Mr. Middleton joined Lloyd's as CEO in 1992 just as the market was reporting disastrous losses from catastrophe claims from the 1980s and long-tail liability losses related to U.S. asbestosis and pollution claims dating back decades.

Over the next three years, Mr. Middleton and Sir David Rowland, the then-chairman of Lloyd's, led cost-cutting and reconstruction efforts.

The period was also marked by extensive litigation by Lloyd's members, or names, the individuals who provided capital for Lloyd's syndicates and who pledged unlimited liability to support the market.

Prior to the emergence of long-tail pollution and asbestosis claims, membership in Lloyd's had largely been profitable for the members, but many of them faced ruin as a result of the claims that became due in the late 1980s and sued the underwriters and managing agents that ran loss-making syndicates.

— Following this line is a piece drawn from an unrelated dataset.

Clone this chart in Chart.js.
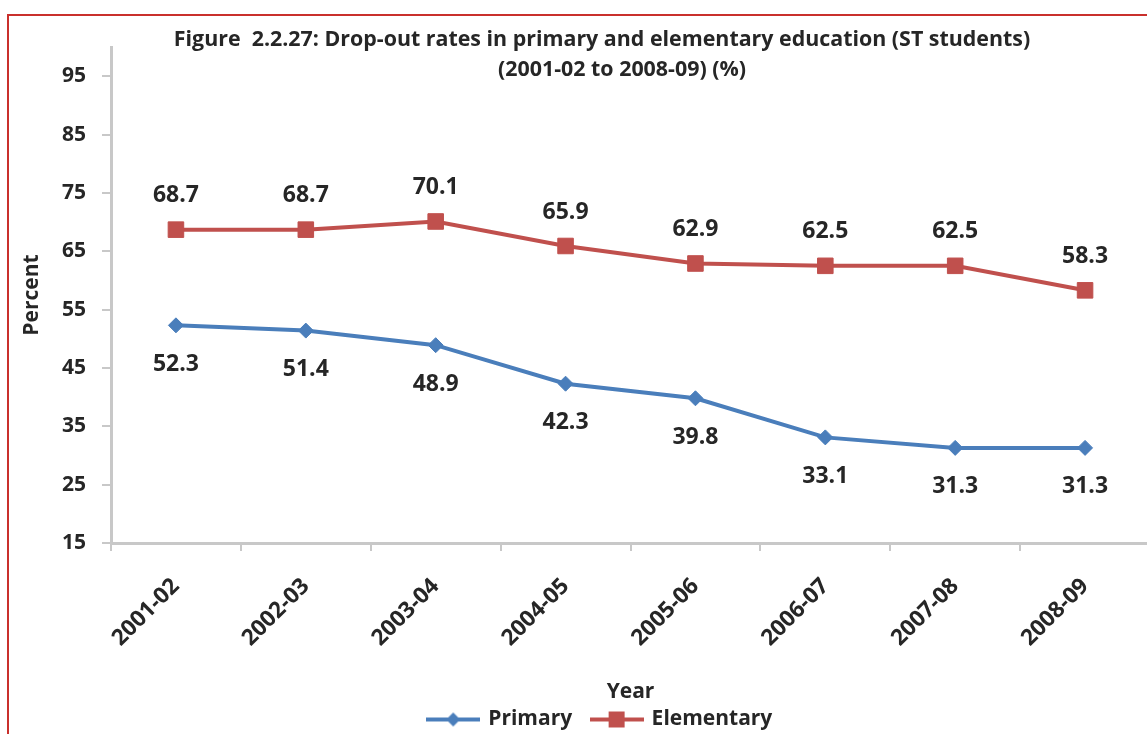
<!DOCTYPE html>
<html>
<head>
<meta charset="utf-8">
<title>Drop-out rates in primary and elementary education (ST students)</title>
<script src="https://cdn.jsdelivr.net/npm/chart.js@4.4.1/dist/chart.umd.min.js"></script>
<style>
    html, body { margin: 0; padding: 0; background: #fff; overflow: hidden; width: 1147px; height: 734px; }
    #frame { position: absolute; left: 7px; top: 14px; width: 1200px; height: 800px; border: 2px solid #c9302c; box-sizing: border-box; }
    #wrap { position: absolute; left: 0; top: 0; width: 1150px; height: 744px; }
</style>
</head>
<body>
<div id="frame"></div>
<div id="wrap"><canvas id="chartDropout" width="1150" height="744"></canvas></div>
<script>
// data
const YEARS = ["2001-02", "2002-03", "2003-04", "2004-05", "2005-06", "2006-07", "2007-08", "2008-09"];
const PRIMARY = [52.3, 51.4, 48.9, 42.3, 39.8, 33.1, 31.3, 31.3];
const ELEMENTARY = [68.7, 68.7, 70.1, 65.9, 62.9, 62.5, 62.5, 58.3];
const Y_TICKS = [15, 25, 35, 45, 55, 65, 75, 85, 95];
const TITLE_LINES = [
    "Figure  2.2.27: Drop-out rates in primary and elementary education (ST students)",
    "(2001-02 to 2008-09) (%)"
];

(function (window, document) {
    "use strict";

    const FONT = "'Open Sans', Lato, sans-serif";
    const INK = "#262626";
    const AXIS = "#c8c8c8";
    const BLUE = "#4a7ebb";
    const RED = "#c0504d";

    const bold = (size) => ({ family: FONT, size: size, weight: "bold" });

    /* ---------------- Legend swatches (line + marker, Excel style) ---------------- */
    function legendMarker(color, shape) {
        const c = document.createElement("canvas");
        c.width = 54; c.height = 20;
        const g = c.getContext("2d");
        g.strokeStyle = color;
        g.lineWidth = 4;
        g.beginPath(); g.moveTo(0, 10); g.lineTo(54, 10); g.stroke();
        g.fillStyle = color;
        g.beginPath();
        if (shape === "diamond") {
            g.moveTo(27, 3); g.lineTo(34, 10); g.lineTo(27, 17); g.lineTo(20, 10); g.closePath();
        } else {
            g.rect(19, 2, 16, 16);
        }
        g.fill();
        return c;
    }
    const MARKERS = [legendMarker(BLUE, "diamond"), legendMarker(RED, "square")];

    /* ---------------- Plugins ---------------- */
    const titlePlugin = {
        id: "overlayTitle",
        afterDraw(chart) {
            const ctx = chart.ctx;
            ctx.save();
            ctx.font = `bold 21.4px ${FONT}`;
            ctx.fillStyle = INK;
            ctx.textAlign = "center";
            ctx.textBaseline = "middle";
            ctx.fillText(TITLE_LINES[0], 602, 40);
            ctx.fillText(TITLE_LINES[1], 622, 70);
            ctx.restore();
        }
    };

    const valueLabels = {
        id: "valueLabels",
        afterDatasetsDraw(chart) {
            const ctx = chart.ctx;
            ctx.save();
            ctx.font = `bold 23px ${FONT}`;
            ctx.fillStyle = INK;
            ctx.textAlign = "center";
            ctx.textBaseline = "middle";
            chart.data.datasets.forEach((ds, i) => {
                const off = i === 0 ? 39 : -34;   // primary below, elementary above
                chart.getDatasetMeta(i).data.forEach((pt, j) => {
                    ctx.fillText(ds.data[j].toFixed(1), pt.x, pt.y + off);
                });
            });
            ctx.restore();
        }
    };

    // legend sits a little right of canvas centre in the original
    const legendShift = {
        id: "legendShift",
        afterLayout(chart) {
            if (!chart.legend) return;
            chart.legend.left += 17;
            chart.legend.right += 17;
        }
    };

    /* ---------------- Chart ---------------- */
    const canvas = document.getElementById("chartDropout");
    new Chart(canvas.getContext("2d"), {
        type: "line",
        data: {
            labels: YEARS,
            datasets: [
                {
                    label: "Primary",
                    data: PRIMARY,
                    borderColor: BLUE,
                    backgroundColor: BLUE,
                    borderWidth: 4,
                    pointStyle: "rectRot",
                    pointRadius: 7.5,
                    pointBorderWidth: 1,
                    tension: 0
                },
                {
                    label: "Elementary",
                    data: ELEMENTARY,
                    borderColor: RED,
                    backgroundColor: RED,
                    borderWidth: 4,
                    pointStyle: "rect",
                    pointRadius: 11,
                    pointBorderWidth: 1,
                    tension: 0
                }
            ]
        },
        options: {
            responsive: false,
            animation: false,
            devicePixelRatio: 1,
            layout: { autoPadding: false, padding: { left: 17, top: 47, right: 0, bottom: 4 } },
            plugins: {
                title: { display: false },
                tooltip: { enabled: false },
                legend: {
                    position: "bottom",
                    labels: {
                        usePointStyle: true,
                        pointStyleWidth: 49,
                        padding: 20,
                        color: INK,
                        font: bold(21),
                        generateLabels: (chart) => chart.data.datasets.map((ds, i) => ({
                            text: ds.label,
                            pointStyle: MARKERS[i],
                            fillStyle: ds.borderColor,
                            strokeStyle: ds.borderColor,
                            lineWidth: 0,
                            hidden: false,
                            datasetIndex: i,
                            fontColor: INK
                        }))
                    }
                }
            },
            scales: {
                x: {
                    offset: true,
                    grid: { offset: true, drawOnChartArea: false, tickLength: 8, color: AXIS, lineWidth: 2 },
                    border: { display: true, color: AXIS, width: 3 },
                    ticks: { autoSkip: false, minRotation: 45, maxRotation: 45, padding: 22, color: INK, font: bold(22.5) },
                    title: { display: true, text: "Year", color: INK, font: bold(21), padding: { top: 4, bottom: -16 } },
                    afterFit: (s) => {
                        s.height = 146;
                        // rotated labels would otherwise pull the plot in from the right edge
                        s.paddingLeft = 0;
                        s.paddingRight = 0;
                    }
                },
                y: {
                    min: 15,
                    max: 100,
                    afterBuildTicks: (s) => { s.ticks = Y_TICKS.map(v => ({ value: v })); },
                    grid: { drawOnChartArea: false, tickLength: 9, color: AXIS, lineWidth: 2 },
                    border: { display: true, color: AXIS, width: 3 },
                    ticks: { padding: 16, color: INK, font: bold(21) },
                    title: { display: true, text: "Percent", color: INK, font: bold(21), padding: { top: 2, bottom: 4 } },
                    afterFit: (s) => { s.width = 94; }
                }
            }
        },
        plugins: [titlePlugin, valueLabels, legendShift]
    });
})(window, document);
</script>
</body>
</html>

Mr. Middleton took a more conciliatory approach with members than some previous leaders of Lloyd's, and the discussions ultimately resulted in the formation of Equitas Ltd., a company that took on the old long-tail liabilities of Lloyd's syndicates.

In 1995, Mr. Middleton surprised the market when he resigned to become CEO for the U.K. and Europe at London-based investment bank Salomon Bros.

Mr. Middleton trained as a monk as a young man and later also served as chairman of the U.K.'s Football League and CEO of the World Snooker Association.